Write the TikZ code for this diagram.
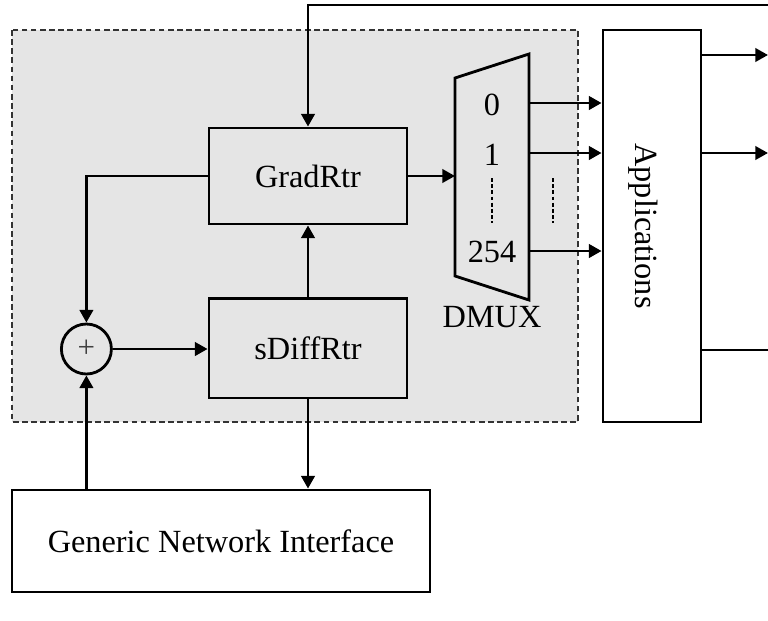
\documentclass[tikz,border=0pt]{standalone}
\usepackage{fontspec}
\setmainfont{Liberation Serif}
\usetikzlibrary{arrows.meta}

\begin{document}
\begin{tikzpicture}[
    block/.style={draw=black, line width=2pt,
                  minimum width=4.95cm, minimum height=2.4cm,
                  font=\fontsize{23}{27}\selectfont},
    sum/.style={circle, draw=black, line width=2pt,
                minimum size=1.25cm, inner sep=0pt,
                font=\fontsize{22}{26}\selectfont, text=black!75},
    wire/.style={line width=2pt},
    sig/.style={wire, -{Triangle[length=9pt, width=9.5pt]}},
    dots/.style={line width=1.8pt, dash pattern=on 2.8pt off 1.6pt},
    portnum/.style={font=\fontsize{23}{27}\selectfont},
    region/.style={fill=black!10, draw=black!80, line width=0.9pt,
                   dash pattern=on 4pt off 2.5pt},
]
\useasboundingbox (0,0) rectangle (19.2,-15.5);

% Router region (drawn first, behind)
\draw[region] (0.3,-0.75) rectangle (14.45,-10.55);

% Nodes
\node[block] (grad) at (7.7,-4.4) {GradRtr};
\node[block, minimum height=2.475cm] (sdiff) at (7.7,-8.71) {sDiffRtr};
\node[sum] (plus) at (2.16,-8.725) {+};
\node[block, minimum width=10.45cm, minimum height=2.55cm]
     (gni) at (5.525,-13.525) {Generic Network Interface};
\node[draw, wire, minimum width=2.45cm, minimum height=9.8cm]
     (app) at (16.3,-5.65) {};
\node[portnum, rotate=-90] (app-lbl) at (16.08,-5.65) {Applications};

% Demultiplexer (trapezoid)
\coordinate (dm-w)  at (11.375,-4.4);
\coordinate (dm-o0) at (13.225,-2.575);
\coordinate (dm-o1) at (13.225,-3.825);
\coordinate (dm-o2) at (13.225,-6.275);
\draw[wire, line join=miter] (11.375,-1.95) -- (13.225,-1.35)
     -- (13.225,-7.5) -- (11.375,-6.9) -- cycle;
\node[portnum] (p0)   at (12.3,-2.625) {0};
\node[portnum] (p1)   at (12.3,-3.875) {1};
\node[portnum] (p254) at (12.3,-6.3)   {254};
\node[portnum] (dmux) at (12.3,-7.925) {DMUX};
\draw[dots] (12.3,-4.45)  -- (12.3,-5.575);
\draw[dots] (13.825,-4.45) -- (13.825,-5.575);

% Outer terminals
\coordinate (fb)   at (19.2,-0.125);
\coordinate (out0) at (19.2,-1.375);
\coordinate (out1) at (19.2,-3.825);
\coordinate (out2) at (19.2,-8.75);

% Connections
\draw[sig] (fb) -- (fb -| grad.north) -- (grad.north);
\draw[sig] (grad.west) -| (plus.north);
\draw[sig] (plus.east) -- (plus.east -| sdiff.west);
\draw[sig] (sdiff.north) -- (grad.south);
\draw[sig] (sdiff.south) -- (sdiff.south |- gni.north);
\draw[sig] (plus.south |- gni.north) -- (plus.south);
\draw[sig] (grad.east) -- (dm-w);
\draw[sig] (dm-o0) -- (dm-o0 -| app.west);
\draw[sig] (dm-o1) -- (dm-o1 -| app.west);
\draw[sig] (dm-o2) -- (dm-o2 -| app.west);
\draw[sig] (out0 -| app.east) -- (out0);
\draw[sig] (out1 -| app.east) -- (out1);
\draw[wire] (out2 -| app.east) -- (out2);

\end{tikzpicture}
\end{document}
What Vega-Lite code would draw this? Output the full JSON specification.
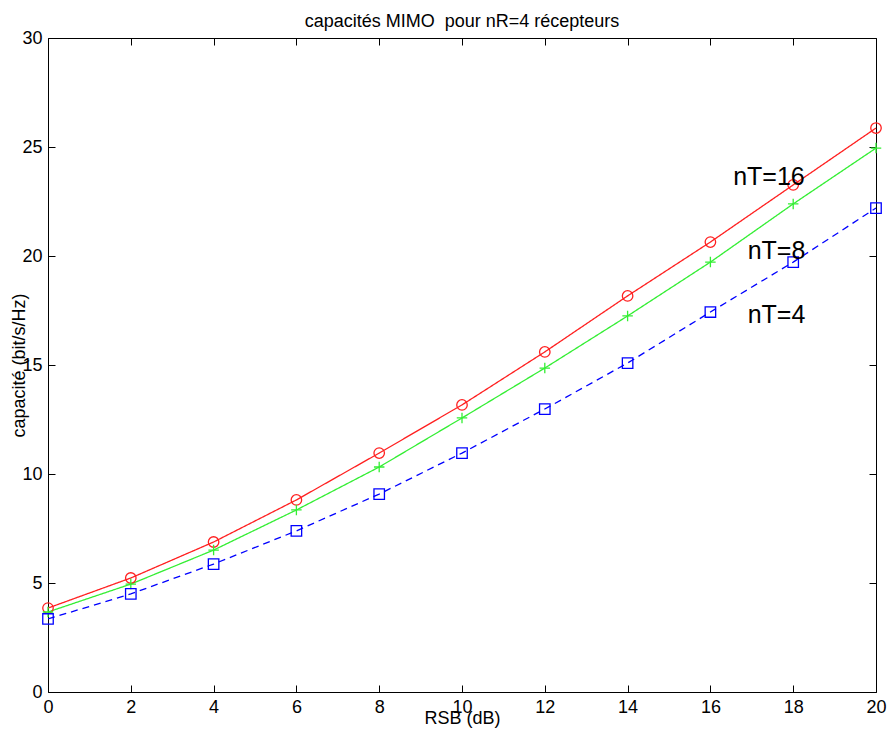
{
  "$schema": "https://vega.github.io/schema/vega-lite/v6.json",
  "width": 828,
  "height": 654,
  "autosize": {"type": "none"},
  "padding": {"left": 48, "top": 38, "right": 12, "bottom": 39},
  "background": "white",
  "title": {"text": "capacités MIMO\u00a0 pour nR=4 récepteurs", "font": "Liberation Sans", "fontSize": 18, "fontWeight": "normal", "color": "black", "offset": -2, "anchor": "middle"},
  "config": {
    "view": {"stroke": null},
    "axis": {"labelFont": "Liberation Sans", "titleFont": "Liberation Sans", "labelColor": "black", "titleColor": "black", "domainColor": "black", "tickColor": "black", "grid": false, "titleFontWeight": "normal"}
  },
  "datasets": {
    "curves": [
      {"snr": 0, "cap": 3.85, "s": "nT=16"}, {"snr": 2, "cap": 5.23, "s": "nT=16"}, {"snr": 4, "cap": 6.88, "s": "nT=16"}, {"snr": 6, "cap": 8.81, "s": "nT=16"}, {"snr": 8, "cap": 10.96, "s": "nT=16"}, {"snr": 10, "cap": 13.17, "s": "nT=16"}, {"snr": 12, "cap": 15.6, "s": "nT=16"}, {"snr": 14, "cap": 18.17, "s": "nT=16"}, {"snr": 16, "cap": 20.64, "s": "nT=16"}, {"snr": 18, "cap": 23.26, "s": "nT=16"}, {"snr": 20, "cap": 25.87, "s": "nT=16"},
      {"snr": 0, "cap": 3.67, "s": "nT=8"}, {"snr": 2, "cap": 4.95, "s": "nT=8"}, {"snr": 4, "cap": 6.51, "s": "nT=8"}, {"snr": 6, "cap": 8.35, "s": "nT=8"}, {"snr": 8, "cap": 10.32, "s": "nT=8"}, {"snr": 10, "cap": 12.57, "s": "nT=8"}, {"snr": 12, "cap": 14.86, "s": "nT=8"}, {"snr": 14, "cap": 17.25, "s": "nT=8"}, {"snr": 16, "cap": 19.72, "s": "nT=8"}, {"snr": 18, "cap": 22.39, "s": "nT=8"}, {"snr": 20, "cap": 24.95, "s": "nT=8"},
      {"snr": 0, "cap": 3.35, "s": "nT=4"}, {"snr": 2, "cap": 4.5, "s": "nT=4"}, {"snr": 4, "cap": 5.87, "s": "nT=4"}, {"snr": 6, "cap": 7.39, "s": "nT=4"}, {"snr": 8, "cap": 9.08, "s": "nT=4"}, {"snr": 10, "cap": 10.96, "s": "nT=4"}, {"snr": 12, "cap": 12.98, "s": "nT=4"}, {"snr": 14, "cap": 15.09, "s": "nT=4"}, {"snr": 16, "cap": 17.43, "s": "nT=4"}, {"snr": 18, "cap": 19.72, "s": "nT=4"}, {"snr": 20, "cap": 22.2, "s": "nT=4"}
    ],
    "labels": [
      {"snr": 16.55, "cap": 23.26, "label": "nT=16"},
      {"snr": 16.9, "cap": 19.86, "label": "nT=8"},
      {"snr": 16.9, "cap": 16.93, "label": "nT=4"}
    ]
  },
  "layer": [
    {
      "data": {"name": "curves"},
      "mark": {"type": "line", "strokeWidth": 1.3},
      "encoding": {
        "x": {"field": "snr", "type": "quantitative", "scale": {"domain": [0, 20], "nice": false, "zero": false},
              "axis": {"orient": "bottom", "values": [0,2,4,6,8,10,12,14,16,18,20], "labelFontSize": 18, "tickSize": -7, "labelPadding": 13, "title": "RSB (dB)", "titleFontSize": 18, "titlePadding": -7, "labelFlush": false}},
        "y": {"field": "cap", "type": "quantitative", "scale": {"domain": [0, 30], "nice": false},
              "axis": {"orient": "left", "values": [0,5,10,15,20,25,30], "labelFontSize": 18, "tickSize": -7, "labelPadding": 13, "title": "capacité (bit/s/Hz)", "titleFontSize": 18, "titlePadding": -7, "labelFlush": false}},
        "color": {"field": "s", "type": "nominal", "scale": {"domain": ["nT=16", "nT=8", "nT=4"], "range": ["#ff2020", "#33ee33", "#0000ff"]}, "legend": null},
        "strokeDash": {"field": "s", "type": "nominal", "scale": {"domain": ["nT=16", "nT=8", "nT=4"], "range": [[1, 0], [1, 0], [7, 5]]}, "legend": null}
      }
    },
    {
      "data": {"name": "curves"},
      "mark": {"type": "point", "filled": false, "strokeWidth": 1.3, "opacity": 1},
      "encoding": {
        "x": {"field": "snr", "type": "quantitative", "axis": null},
        "y": {"field": "cap", "type": "quantitative", "axis": null},
        "color": {"field": "s", "type": "nominal", "legend": null},
        "shape": {"field": "s", "type": "nominal", "scale": {"domain": ["nT=16", "nT=8", "nT=4"], "range": ["circle", "M-1,0L1,0M0,-1L0,1", "square"]}, "legend": null},
        "size": {"field": "s", "type": "nominal", "scale": {"domain": ["nT=16", "nT=8", "nT=4"], "range": [110, 110, 70]}, "legend": null}
      }
    },
    {
      "data": {"name": "labels"},
      "mark": {"type": "text", "align": "left", "baseline": "alphabetic", "font": "Liberation Sans", "fontSize": 25, "color": "black"},
      "encoding": {
        "x": {"field": "snr", "type": "quantitative", "axis": {"orient": "top", "values": [0,2,4,6,8,10,12,14,16,18,20], "labels": false, "tickSize": -7, "title": null}},
        "y": {"field": "cap", "type": "quantitative", "axis": {"orient": "right", "values": [0,5,10,15,20,25,30], "labels": false, "tickSize": -7, "title": null}},
        "text": {"field": "label"}
      }
    }
  ],
  "resolve": {"axis": {"x": "independent", "y": "independent"}}
}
● ● ● ●
→ GOAL
Begin with the first line of the entries above and write out each line exactly, ending with the line containing "(0.3,-0.75) rectangle (14.45,-10.55);". Leave out pictures.

→ EXERCISE RESULT
Write the TikZ code for this diagram.
\documentclass[tikz,border=0pt]{standalone}
\usepackage{fontspec}
\setmainfont{Liberation Serif}
\usetikzlibrary{arrows.meta}

\begin{document}
\begin{tikzpicture}[
    block/.style={draw=black, line width=2pt,
                  minimum width=4.95cm, minimum height=2.4cm,
                  font=\fontsize{23}{27}\selectfont},
    sum/.style={circle, draw=black, line width=2pt,
                minimum size=1.25cm, inner sep=0pt,
                font=\fontsize{22}{26}\selectfont, text=black!75},
    wire/.style={line width=2pt},
    sig/.style={wire, -{Triangle[length=9pt, width=9.5pt]}},
    dots/.style={line width=1.8pt, dash pattern=on 2.8pt off 1.6pt},
    portnum/.style={font=\fontsize{23}{27}\selectfont},
    region/.style={fill=black!10, draw=black!80, line width=0.9pt,
                   dash pattern=on 4pt off 2.5pt},
]
\useasboundingbox (0,0) rectangle (19.2,-15.5);

% Router region (drawn first, behind)
\draw[region] (0.3,-0.75) rectangle (14.45,-10.55);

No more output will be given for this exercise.